(Rows from a dataset of charts and code)
>> Begin
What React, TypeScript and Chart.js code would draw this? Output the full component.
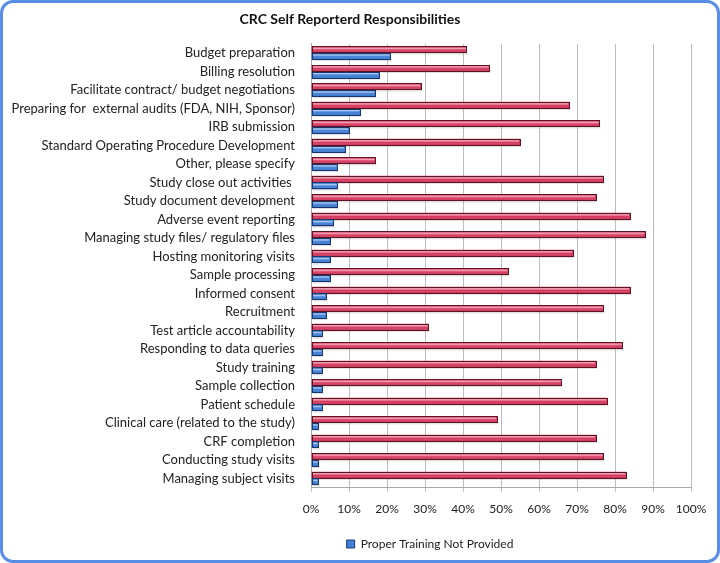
import React, { useEffect, useRef } from "react";
import { Chart, registerables } from "chart.js";

Chart.register(...registerables);

const categories = [
  "Budget preparation",
  "Billing resolution",
  "Facilitate contract/ budget negotiations",
  "Preparing for  external audits (FDA, NIH, Sponsor)",
  "IRB submission",
  "Standard Operating Procedure Development",
  "Other, please specify",
  "Study close out activities ",
  "Study document development",
  "Adverse event reporting",
  "Managing study files/ regulatory files",
  "Hosting monitoring visits",
  "Sample processing",
  "Informed consent",
  "Recruitment",
  "Test article accountability",
  "Responding to data queries",
  "Study training",
  "Sample collection",
  "Patient schedule",
  "Clinical care (related to the study)",
  "CRF completion",
  "Conducting study visits",
  "Managing subject visits",
];

const responsibilityValues = [
  41, 47, 29, 68, 76, 55, 17, 77, 75, 84, 88, 69, 52, 84, 77, 31, 82, 75, 66, 78, 49, 75, 77, 83,
];

const trainingNotProvidedValues = [
  21, 18, 17, 13, 10, 9, 7, 7, 7, 6, 5, 5, 5, 4, 4, 3, 3, 3, 3, 3, 2, 2, 2, 2,
];

const title = "CRC Self Reporterd Responsibilities";
const legendLabel = "Proper Training Not Provided";

const FONT = "Lato, 'Open Sans', sans-serif";

// Glossy 3D-like shading drawn over each bar, using the library's element geometry.
const barShading = {
  id: "barShading",
  afterDatasetsDraw(chart: any) {
    const ctx = chart.ctx;
    chart.data.datasets.forEach((ds: any, di: number) => {
      const meta = chart.getDatasetMeta(di);
      meta.data.forEach((el: any) => {
        const { x, y, base, height } = el.getProps(["x", "y", "base", "height"], true);
        const left = Math.min(x, base);
        const right = Math.max(x, base);
        const top = y - height / 2;
        const h = height;
        ctx.save();
        // shadow below bar
        ctx.fillStyle = "rgba(0,0,0,0.12)";
        ctx.fillRect(left + 1, top + h, right - left, 1.5);
        const g = ctx.createLinearGradient(0, top, 0, top + h);
        g.addColorStop(0, "rgba(255,255,255,0.05)");
        g.addColorStop(0.3, "rgba(255,255,255,0.55)");
        g.addColorStop(0.55, "rgba(255,255,255,0.0)");
        g.addColorStop(1, "rgba(0,0,0,0.3)");
        ctx.fillStyle = g;
        ctx.fillRect(left + 1, top + 1, right - left - 2, h - 2);
        ctx.strokeStyle = ds.borderColor;
        ctx.lineWidth = 1;
        ctx.strokeRect(Math.round(left) + 0.5, Math.round(top) + 0.5, Math.round(right - left) - 1, Math.round(h) - 1);
        ctx.restore();
      });
    });
  },
};

// Shift the legend to the right, matching the reference's legend placement.
const legendShift = {
  id: "legendShift",
  afterLayout(chart: any) {
    const lg = chart.legend;
    if (lg) {
      lg.left += 80;
      lg.right += 80;
    }
  },
};

export default function App() {
  const canvasRef = useRef<HTMLCanvasElement | null>(null);

  useEffect(() => {
    if (!canvasRef.current) return;
    const chart = new Chart(canvasRef.current, {
      type: "bar",
      data: {
        labels: categories,
        datasets: [
          {
            label: "Responsibility",
            data: responsibilityValues,
            backgroundColor: "#d93a60",
            borderColor: "#5e1222",
            borderWidth: 0,
            categoryPercentage: 0.72,
            barPercentage: 1,
          },
          {
            label: legendLabel,
            data: trainingNotProvidedValues,
            backgroundColor: "#3f80d8",
            borderColor: "#1a3670",
            borderWidth: 0,
            categoryPercentage: 0.72,
            barPercentage: 1,
          },
        ],
      },
      plugins: [barShading, legendShift],
      options: {
        indexAxis: "y",
        animation: false,
        responsive: false,
        maintainAspectRatio: false,
        layout: { padding: { left: 6, right: 26, top: 0, bottom: 0 } },
        plugins: {
          title: {
            display: true,
            text: title,
            color: "#111",
            font: { family: FONT, size: 14, weight: "bold" },
            padding: { top: 8, bottom: 16 },
          },
          legend: {
            position: "bottom",
            labels: {
              filter: (item) => item.text === legendLabel,
              boxWidth: 8,
              boxHeight: 8,
              color: "#222",
              font: { family: FONT, size: 12 },
              padding: 12,
              generateLabels: (c) => {
                const items = Chart.defaults.plugins.legend.labels.generateLabels(c);
                return items.map((it: any) => ({ ...it, strokeStyle: "#1a3670", lineWidth: 1 }));
              },
            },
          },
          tooltip: { enabled: false },
        },
        scales: {
          x: {
            min: 0,
            max: 100,
            ticks: {
              stepSize: 10,
              callback: (v) => `${v}%`,
              color: "#222",
              font: { family: FONT, size: 12 },
              padding: 10,
            },
            grid: { color: "#bdbdbd", tickLength: 4 },
            border: { color: "#a8a8a8" },
          },
          y: {
            ticks: {
              autoSkip: false,
              color: "#222",
              font: { family: FONT, size: 13 },
              padding: 8,
            },
            grid: { display: false },
            border: { color: "#a8a8a8" },
            afterFit: (scale) => {
              scale.width = 302;
            },
          },
        },
      },
    });
    return () => chart.destroy();
  }, []);

  return (
    <div
      style={{
        position: "fixed",
        left: 0,
        top: 0,
        width: 720,
        height: 563,
        boxSizing: "border-box",
        border: "3px solid #5a8de6",
        borderRadius: 13,
        background: "#fff",
        overflow: "hidden",
      }}
    >
      <canvas ref={canvasRef} width={714} height={557} style={{ display: "block" }} />
    </div>
  );
}
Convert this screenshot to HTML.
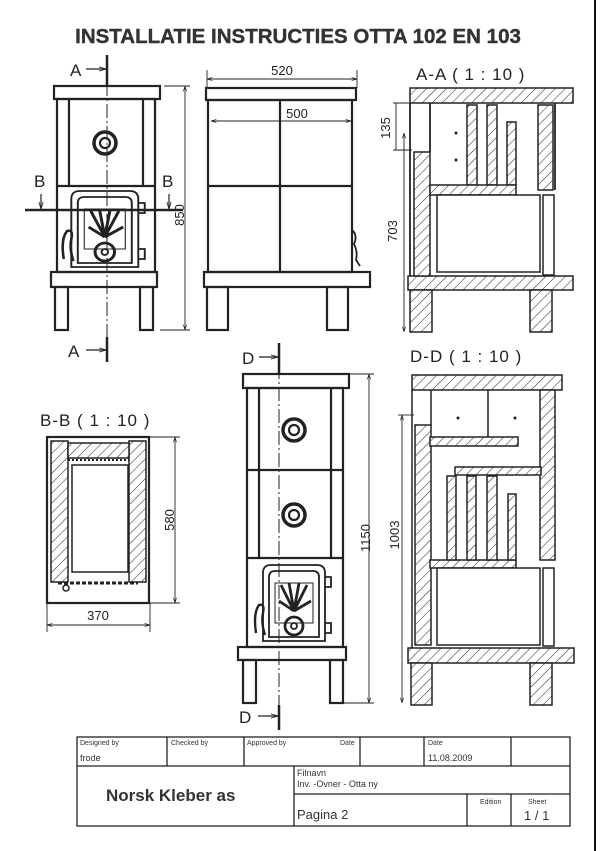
<!DOCTYPE html>
<html><head><meta charset="utf-8"><style>
html,body{margin:0;padding:0;background:#fff;}
svg{display:block;font-family:"Liberation Sans",sans-serif;}
</style></head><body>
<svg width="601" height="851" viewBox="0 0 601 851" xmlns="http://www.w3.org/2000/svg">
<defs>
<pattern id="h" width="7" height="7" patternUnits="userSpaceOnUse" patternTransform="rotate(45)">
<rect width="7" height="7" fill="#fff"/><line x1="0" y1="0" x2="0" y2="7" stroke="#333" stroke-width="1.1"/></pattern>
<marker id="a" viewBox="0 0 10 10" refX="10" refY="5" markerWidth="6" markerHeight="6" orient="auto-start-reverse"><path d="M0,2L10,5L0,8" fill="none" stroke="#222" stroke-width="1.2"/></marker>
<g id="door" fill="none" stroke="#222" stroke-width="1.8">
<path d="M4,78V10Q4,2 12,2H58Q66,2 66,10V78Z"/>
<path d="M10,74V14Q10,8 16,8H54Q60,8 60,14V74Z"/>
<path d="M16,20H54V60H16Z" stroke-width="1"/>
<path d="M35,48L22,22M35,48L30,20M35,48L40,20M35,48L48,22M35,48L20,38M35,48L52,38" stroke-width="2.8"/>
<circle cx="35" cy="63" r="9" stroke-width="2.8"/><circle cx="35" cy="63" r="3"/>
<path d="M-3,70Q-6,50 0,42Q6,40 4,50Q2,60 6,72" stroke-width="2.4"/>
<path d="M66,14h6v10h-6M66,60h6v10h-6"/>
</g>
</defs>
<rect x="0" y="0" width="601" height="851" fill="#fff"/>
<line x1="595" y1="0" x2="595" y2="851" stroke="#111" stroke-width="2"/>
<text x="298" y="43" text-anchor="middle" font-size="20.5" font-weight="bold" fill="#333" stroke="#333" stroke-width="0.4">INSTALLATIE INSTRUCTIES OTTA 102 EN 103</text>

<g fill="none" stroke="#222" stroke-width="2.2">
<rect x="54" y="86" width="106" height="13"/>
<rect x="57" y="99" width="98" height="173"/>
<line x1="69" y1="99" x2="69" y2="186"/><line x1="143" y1="99" x2="143" y2="186"/>
<line x1="57" y1="186" x2="155" y2="186"/>
<circle cx="105" cy="143" r="11" stroke-width="3.5"/><circle cx="105" cy="143" r="5"/>
<rect x="51" y="272" width="106" height="15"/>
<rect x="55" y="287" width="13" height="43"/><rect x="140" y="287" width="13" height="43"/>
<rect x="206" y="88" width="150" height="12"/>
<rect x="208" y="100" width="144" height="172"/>
<line x1="280" y1="100" x2="280" y2="272"/><line x1="208" y1="186" x2="352" y2="186"/>
<rect x="204" y="272" width="166" height="15"/>
<rect x="207" y="287" width="21" height="43"/><rect x="327" y="287" width="21" height="43"/>
<path d="M352,230q6,5 2,14q4,8 2,16l4,6" stroke-width="1.8"/>
<rect x="243" y="374" width="106" height="14"/>
<rect x="247" y="388" width="96" height="259"/>
<line x1="259" y1="388" x2="259" y2="558"/><line x1="331" y1="388" x2="331" y2="558"/>
<line x1="247" y1="470" x2="343" y2="470"/><line x1="247" y1="558" x2="343" y2="558"/>
<circle cx="294" cy="430" r="11" stroke-width="3.5"/><circle cx="294" cy="430" r="5"/>
<circle cx="294" cy="515" r="11" stroke-width="3.5"/><circle cx="294" cy="515" r="5"/>
<rect x="238" y="647" width="108" height="13"/>
<rect x="243" y="660" width="13" height="43"/><rect x="330" y="660" width="13" height="43"/>
</g>
<use href="#door" transform="translate(67,189) scale(1.08,1)"/>
<use href="#door" transform="translate(259,563) scale(1.0,1)"/>

<g stroke="#222" fill="none">
<line x1="107" y1="60" x2="107" y2="350" stroke-width="1" stroke-dasharray="14,3,2,3"/>
<line x1="107" y1="55" x2="107" y2="86" stroke-width="2.5"/>
<line x1="107" y1="337" x2="107" y2="362" stroke-width="2.5"/>
<line x1="25" y1="210" x2="183" y2="210" stroke-width="2.5"/>
<line x1="279" y1="343" x2="279" y2="730" stroke-width="1" stroke-dasharray="14,3,2,3"/>
<line x1="279" y1="343" x2="279" y2="374" stroke-width="2.5"/>
<line x1="279" y1="705" x2="279" y2="730" stroke-width="2.5"/>
<g stroke-width="1.2" marker-end="url(#a)">
<line x1="86" y1="69" x2="106" y2="69"/><line x1="86" y1="350" x2="106" y2="350"/>
<line x1="41" y1="194" x2="41" y2="209"/><line x1="169" y1="194" x2="169" y2="209"/>
<line x1="259" y1="357" x2="278" y2="357"/><line x1="258" y1="716" x2="278" y2="716"/>
</g>
</g>
<g font-size="17" fill="#222">
<text x="70" y="76">A</text><text x="68" y="357">A</text>
<text x="34" y="187">B</text><text x="162" y="187">B</text>
<text x="242" y="364">D</text><text x="239" y="723">D</text>
</g>

<g stroke="#222" stroke-width="0.9" fill="none">
<line x1="164" y1="86" x2="190" y2="86"/><line x1="160" y1="330" x2="190" y2="330"/>
<line x1="185" y1="86" x2="185" y2="330" marker-start="url(#a)" marker-end="url(#a)"/>
<line x1="207" y1="70" x2="207" y2="88"/><line x1="357" y1="70" x2="357" y2="88"/>
<line x1="207" y1="79" x2="357" y2="79" marker-start="url(#a)" marker-end="url(#a)"/>
<line x1="211" y1="121" x2="351" y2="121" marker-start="url(#a)" marker-end="url(#a)"/>
<line x1="349" y1="374" x2="374" y2="374"/><line x1="343" y1="703" x2="374" y2="703"/>
<line x1="369" y1="374" x2="369" y2="703" marker-start="url(#a)" marker-end="url(#a)"/>
<line x1="149" y1="437" x2="180" y2="437"/><line x1="149" y1="603" x2="180" y2="603"/>
<line x1="175" y1="437" x2="175" y2="603" marker-start="url(#a)" marker-end="url(#a)"/>
<line x1="47" y1="603" x2="47" y2="632"/><line x1="150" y1="603" x2="150" y2="632"/>
<line x1="47" y1="625" x2="150" y2="625" marker-start="url(#a)" marker-end="url(#a)"/>
<line x1="72" y1="488" x2="128" y2="488" marker-start="url(#a)" marker-end="url(#a)"/>
<line x1="95" y1="467" x2="95" y2="570" marker-start="url(#a)" marker-end="url(#a)"/>
<line x1="393" y1="103" x2="412" y2="103"/><line x1="393" y1="150" x2="412" y2="150"/>
<line x1="396" y1="103" x2="396" y2="150"/>
<line x1="404" y1="133" x2="404" y2="332" marker-start="url(#a)" marker-end="url(#a)"/>
<line x1="462" y1="197" x2="462" y2="271" marker-start="url(#a)" marker-end="url(#a)"/>
<line x1="402" y1="415" x2="402" y2="703" marker-start="url(#a)" marker-end="url(#a)"/>
<line x1="398" y1="415" x2="414" y2="415"/>
</g>
<g font-size="13" fill="#222">
<text x="190" y="215" transform="rotate(-90 190 215)" text-anchor="middle" dy="-6">850</text>
<text x="282" y="75" text-anchor="middle">520</text>
<text x="297" y="118" text-anchor="middle">500</text>
<text x="374" y="538" transform="rotate(-90 374 538)" text-anchor="middle" dy="-4">1150</text>
<text x="180" y="520" transform="rotate(-90 180 520)" text-anchor="middle" dy="-6">580</text>
<text x="98" y="620" text-anchor="middle">370</text>
<text x="111" y="484" text-anchor="middle">225</text>
<text x="90" y="518" transform="rotate(-90 90 518)" text-anchor="middle">364</text>
<text x="390" y="128" transform="rotate(-90 390 128)" text-anchor="middle">135</text>
<text x="397" y="231" transform="rotate(-90 397 231)" text-anchor="middle">703</text>
<text x="456" y="235" transform="rotate(-90 456 235)" text-anchor="middle">270</text>
<text x="399" y="535" transform="rotate(-90 399 535)" text-anchor="middle">1003</text>
</g>
<g font-size="17" fill="#222">
<text x="416" y="80" letter-spacing="1">A-A ( 1 : 10 )</text>
<text x="410" y="362" letter-spacing="1">D-D ( 1 : 10 )</text>
<text x="40" y="426" letter-spacing="1">B-B ( 1 : 10 )</text>
</g>

<g stroke="#222" stroke-width="1.5" fill="url(#h)">
<rect x="410" y="88" width="163" height="15"/>
<rect x="408" y="276" width="165" height="14"/>
<rect x="410" y="290" width="22" height="42"/><rect x="530" y="290" width="22" height="42"/>
<rect x="414" y="152" width="16" height="124"/>
<rect x="538" y="105" width="15" height="85"/>
<rect x="467" y="105" width="10" height="80"/><rect x="487" y="105" width="10" height="80"/>
<rect x="507" y="122" width="9" height="63"/>
<rect x="430" y="185" width="86" height="10"/>
<rect x="543" y="195" width="11" height="80" fill="#fff"/>
<rect x="437" y="195" width="103" height="77" fill="#fff"/>
</g>
<g stroke="#222" stroke-width="1.8" fill="none">
<line x1="410" y1="103" x2="410" y2="276"/><line x1="555" y1="103" x2="555" y2="190"/>
<line x1="430" y1="103" x2="430" y2="152"/>
</g>
<circle cx="456" cy="133" r="1.5" fill="#222"/><circle cx="456" cy="160" r="1.5" fill="#222"/>

<g stroke="#222" stroke-width="1.5" fill="url(#h)">
<rect x="412" y="375" width="150" height="15"/>
<rect x="408" y="648" width="166" height="15"/>
<rect x="411" y="663" width="21" height="42"/><rect x="530" y="663" width="22" height="42"/>
<rect x="415" y="425" width="16" height="220"/>
<rect x="540" y="390" width="15" height="170"/>
<rect x="430" y="437" width="88" height="9"/>
<rect x="455" y="467" width="86" height="8"/>
<rect x="430" y="560" width="86" height="8"/>
<rect x="447" y="476" width="9" height="84"/><rect x="467" y="476" width="9" height="84"/>
<rect x="487" y="476" width="10" height="84"/><rect x="508" y="494" width="8" height="66"/>
<rect x="437" y="568" width="103" height="77" fill="#fff"/>
<rect x="543" y="568" width="11" height="78" fill="#fff"/>
</g>
<g stroke="#222" stroke-width="1.5" fill="none">
<line x1="412" y1="390" x2="412" y2="648"/><line x1="488" y1="390" x2="488" y2="437"/>
<line x1="431" y1="390" x2="431" y2="425"/>
</g>
<circle cx="458" cy="418" r="1.5" fill="#222"/><circle cx="515" cy="418" r="1.5" fill="#222"/>

<g stroke="#222" stroke-width="1.5">
<rect x="47" y="437" width="102" height="166" fill="#fff" stroke-width="2.2"/>
<rect x="51" y="441" width="17" height="141" fill="url(#h)"/>
<rect x="129" y="441" width="17" height="141" fill="url(#h)"/>
<rect x="68" y="443" width="61" height="15" fill="url(#h)"/>
<rect x="72" y="465" width="56" height="107" fill="#fff"/>
<line x1="68" y1="460" x2="129" y2="460" stroke-dasharray="2,2" stroke-width="2"/>
<line x1="58" y1="583" x2="138" y2="583" stroke-dasharray="4,2" stroke-width="3"/>
<circle cx="66" cy="588" r="3" fill="#fff"/>
</g>

<g stroke="#222" stroke-width="1.3" fill="none">
<rect x="77" y="737" width="493" height="89"/>
<line x1="77" y1="766" x2="570" y2="766"/>
<line x1="167" y1="737" x2="167" y2="766"/><line x1="244" y1="737" x2="244" y2="766"/>
<line x1="360" y1="737" x2="360" y2="766"/><line x1="424" y1="737" x2="424" y2="766"/>
<line x1="511" y1="737" x2="511" y2="766"/>
<line x1="294" y1="766" x2="294" y2="826"/>
<line x1="294" y1="794" x2="570" y2="794"/>
<line x1="467" y1="794" x2="467" y2="826"/><line x1="511" y1="794" x2="511" y2="826"/>
</g>
<g fill="#333" font-size="7">
<text x="80" y="745">Designed by</text><text x="171" y="745">Checked by</text>
<text x="247" y="745">Approved by</text><text x="340" y="745">Date</text>
<text x="428" y="745">Date</text>
<text x="480" y="804">Edition</text><text x="528" y="804">Sheet</text>
</g>
<g fill="#333" font-size="9">
<text x="80" y="761">frode</text><text x="428" y="761">11.08.2009</text>
<text x="297" y="776">Filnavn</text><text x="297" y="787">Inv. -Ovner - Otta ny</text>
</g>
<text x="106" y="801" font-size="17" font-weight="bold" fill="#333">Norsk Kleber as</text>
<text x="297" y="819" font-size="13" fill="#333">Pagina 2</text>
<text x="524" y="820" font-size="13" fill="#333">1 / 1</text>
</svg>
</body></html>
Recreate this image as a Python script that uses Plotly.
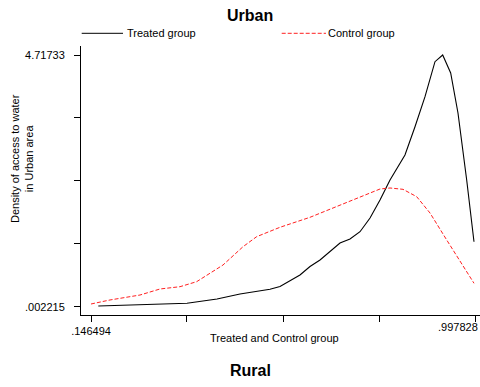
>> End
#### Written task:
Select and copy every line of the listing with the word "this".

#### Correct answer:
What React, TypeScript and Chart.js code would draw this? Output the full component.
Convert this screenshot to HTML.
Recreate this image as a Python script that uses Plotly.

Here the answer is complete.